Moore’s Attorney Says Group Seeking to Remove Chief Justice
Associated Press, March 1, 2002
By Phillip Rawls
MONTGOMERY, Ala. (AP)—A lawyer for Chief Justice
Roy Moore said a complaint filed against the judge by a legal group for gays
is an effort to remove him from office and amounts to trying to "kill the
messenger."
Lambda Legal Defense and Education Fund filed a complaint last week with
the state’s Judicial Inquiry Commission, asking it to investigate Moore
because of his Feb. 15 opinion in which he called homosexuality an
"inherent evil."
Moore’s attorney, Stephen Melchior, held a news conference Friday in the
State Judicial Building where he said Moore’s opinion simply stated the
common law and the Alabama law on homosexuality.
"The message, i.e. the law, is not popular to a particular group of
people because of the conduct they engage in," Melchior said. "They
want to kill the messenger."
Lambda, which represents gay parents in legal matters, asked the Judicial
Inquiry Commission to investigate Moore for possible violation of the state’s
ethical standards that require judges to be impartial and to promote public
confidence in the judiciary.
Moore’s opinion was written as a concurring opinion in a case where the
court awarded custody of three children to a heterosexual father rather than a
homosexual mother. The court’s main opinion, written by Justice Gorman
Houston, focused on legal issues in the case rather than the mother’s
sexuality.
Lambda’s deputy legal director, Michael Adams, said Friday the public
should remember that none of the other eight justices on the Supreme Court
signed Moore’s concurring opinion.
"That’s because it’s not the law. It’s his personal bias and
religious belief," Adams said in an interview.
The Judicial Inquiry Commission investigates complaints against judges. If
it finds a basis for a complaint, it refers the matter to the state Court of
the Judiciary, which can try a judge and levy punishment ranging from a
reprimand to removal from office.
Melchior said that is Lambda’s goal. "It’s a political effort to
try to remove Chief Justice Moore," he said.
Moore was a circuit judge in Gadsden prior to getting elected chief justice
in 2000. In 1996, the Alabama Court of Civil Appeals required Moore to step
aside from a case involving a parent involved in a gay relationship.
Melchior acknowledged that happened, but maintained Moore can be fair to
homosexuals in court.
Adams disagreed. "Chief Justice Moore’s opinion makes it clear gay
people can’t get a fair hearing," he said.

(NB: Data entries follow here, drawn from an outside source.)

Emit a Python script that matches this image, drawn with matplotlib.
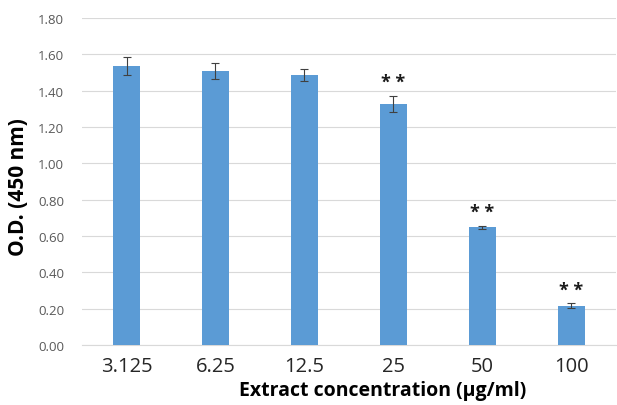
import matplotlib.pyplot as plt

# data
concentrations = ["3.125", "6.25", "12.5", "25", "50", "100"]
od_values = [1.535, 1.508, 1.487, 1.327, 0.649, 0.215]
od_errors = [0.05, 0.046, 0.031, 0.044, 0.008, 0.014]
significance = ["", "", "", "* *", "* *", "* *"]
y_ticks = [0.0, 0.2, 0.4, 0.6, 0.8, 1.0, 1.2, 1.4, 1.6, 1.8]

plt.rcParams['font.family'] = ['Open Sans', 'DejaVu Sans']

fig = plt.figure(figsize=(6.17, 4.06), dpi=100)
ax = fig.add_axes([0.133, 0.148, 0.865, 0.805])

x = list(range(len(concentrations)))
ax.bar(x, od_values, width=0.31, color='#5b9bd5', zorder=3,
       yerr=od_errors, error_kw=dict(ecolor='#404040', elinewidth=0.8, capsize=3, capthick=0.8))

for xi, v, e, s in zip(x, od_values, od_errors, significance):
    if s:
        ax.text(xi, v + e + 0.025, s, ha='center', va='bottom', fontsize=13,
                fontweight='bold', color='#1a1a1a', zorder=4)

ax.set_xlim(-0.5, len(concentrations) - 0.5)
ax.set_ylim(0, 1.8)
ax.set_yticks(y_ticks)
ax.set_yticklabels(["%.2f" % t for t in y_ticks], fontsize=9.5, color='#595959')
ax.set_xticks(x)
ax.set_xticklabels(concentrations, fontsize=14.5, color='#262626')
ax.tick_params(axis='both', length=0)
ax.tick_params(axis='y', pad=13)
ax.tick_params(axis='x', pad=8)

ax.grid(axis='y', color='#d9d9d9', linewidth=0.8, zorder=0)
for side in ['top', 'right', 'left']:
    ax.spines[side].set_visible(False)
ax.spines['bottom'].set_color('#d9d9d9')

ax.set_xlabel("Extract concentration (µg/ml)", fontsize=14, fontweight='bold', labelpad=0)
ax.xaxis.set_label_coords(0.564, -0.108)
ax.set_ylabel("O.D. (450 nm)", fontsize=15, fontweight='bold')
ax.yaxis.set_label_coords(-0.1, 0.486)

plt.savefig('out.png', dpi=100)
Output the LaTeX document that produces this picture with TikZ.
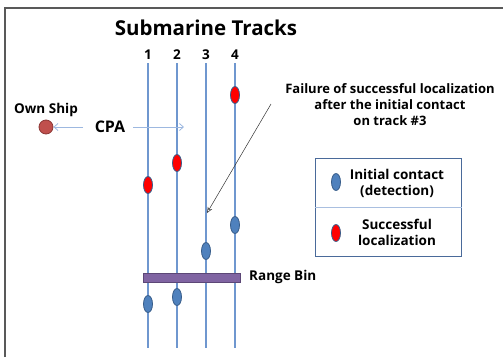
\documentclass[tikz,border=0pt]{standalone}
\usepackage{fontspec}
\setmainfont{Open Sans}
\usetikzlibrary{arrows.meta,shapes.geometric}
\definecolor{trk}{HTML}{6F97CF}
\definecolor{bfill}{HTML}{4F81BD}
\definecolor{bdraw}{HTML}{385D8A}
\definecolor{shipf}{HTML}{C0504D}
\definecolor{shipd}{HTML}{8C3836}
\definecolor{binf}{HTML}{8064A2}
\definecolor{bind}{HTML}{5C4776}
\definecolor{legd}{HTML}{4A6A9A}
\definecolor{legl}{HTML}{A9BFE0}
\definecolor{cpa}{HTML}{9DB8E0}
\tikzset{
  x=1pt, y=-1pt,
  lbl/.style={font=\bfseries\fontsize{13.5}{16}\selectfont, inner sep=0pt, align=center},
  bluedot/.style={ellipse, draw=bdraw, fill=bfill, line width=0.8pt, minimum width=9pt, minimum height=17pt, inner sep=0pt},
  reddot/.style={ellipse, draw=bdraw, fill=red, line width=0.8pt, minimum width=9pt, minimum height=17pt, inner sep=0pt},
  track/.style={draw=trk, line width=1.1pt},
}
\begin{document}
\begin{tikzpicture}
\useasboundingbox (0,0) rectangle (503,357);
\draw[gray!70!black, line width=1.3pt] (5,357) -- (5,8) -- (503,8);
\node[font=\bfseries\fontsize{20.5}{24}\selectfont, inner sep=0pt] (title) at (206,28) {Submarine Tracks};
% tracks
\foreach \i/\x in {1/148,2/177,3/206,4/235}{
  \node[lbl] (n\i) at (\x,55) {\i};
  \coordinate (t\i) at (\x,63);
  \coordinate (b\i) at (\x,348);
  \draw[track] (t\i) -- (b\i);
}
% range bin
\node[draw=bind, fill=binf, line width=0.8pt, minimum width=97pt, minimum height=9pt, inner sep=0pt] (bin) at (191.5,277.5) {};
\node[lbl, anchor=west] (binl) at (249,277) {Range Bin};
% dots
\node[reddot] (r4) at (235,95) {};
\node[reddot] (r2) at (177,163) {};
\node[reddot] (r1) at (148,185) {};
\node[bluedot] (d4) at (235,225) {};
\node[bluedot] (d3) at (206,251) {};
\node[bluedot] (d2) at (177,297) {};
\node[bluedot] (d1) at (148,304) {};
% own ship
\node[circle, draw=shipd, fill=shipf, line width=0.8pt, minimum size=14pt, inner sep=0pt] (ship) at (46,127) {};
\node[lbl] (shipl) at (46,110) {Own Ship};
\node[lbl, font=\bfseries\fontsize{16}{18}\selectfont] (cpa) at (110,127) {CPA};
\coordinate (cpaR) at (184,127);
\draw[cpa, line width=0.8pt, -{Straight Barb[length=4pt,width=7pt]}] (83,127) -- (ship);
\draw[cpa, line width=0.8pt, -{Straight Barb[length=4pt,width=7pt]}] (133,127) -- (cpaR);
% annotation
\node[lbl, font=\bfseries\fontsize{13}{16}\selectfont] (fail) at (390,105) {Failure of successful localization\\after the initial contact\\on track \#3};
\coordinate (fs) at (271,104);
\coordinate (fe) at (207,213);
\draw[black!80, line width=0.5pt, -{Stealth[length=6pt,width=5pt,open]}] (fs) -- (fe);
% legend
\node[draw=legd, line width=1.2pt, minimum width=146pt, minimum height=98pt, inner sep=0pt] (leg) at (388.5,207.5) {};
\draw[legl, line width=0.8pt] (leg.west) -- (leg.east);
\node[bluedot] (lb) at (336,182) {};
\node[reddot] (lr) at (336,233) {};
\node[lbl] (lbt) at (397,183) {Initial contact\\(detection)};
\node[lbl] (lrt) at (397,232) {Successful\\localization};
\end{tikzpicture}
\end{document}
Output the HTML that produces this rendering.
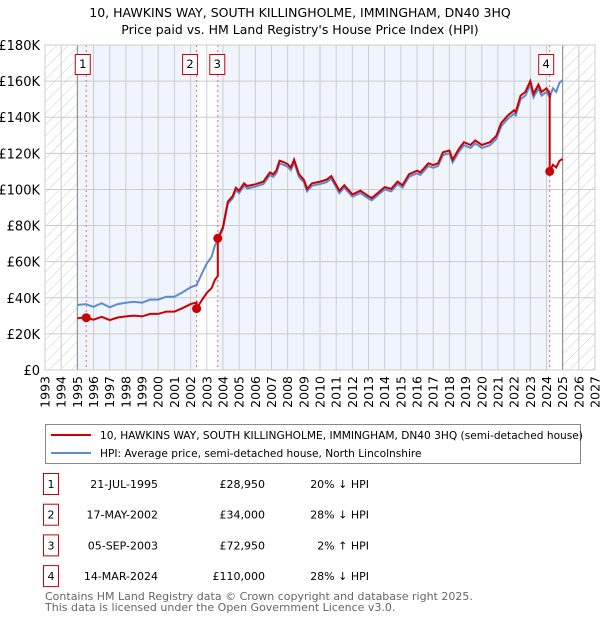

Besides Lambda, state Rep. Alvin Holmes, D-Montgomery, sent a complaint
about Moore to the Judicial Inquiry Commission on Feb. 18. Holmes said Friday
the commission sent the complaint back because it wasn’t on the proper form,
and he plans to file it again correctly.
In addition to representing Moore on the judicial complaint, Melchior is
defending him against lawsuits challenging his placement of a Ten Commandments
monument in the State Judicial Building.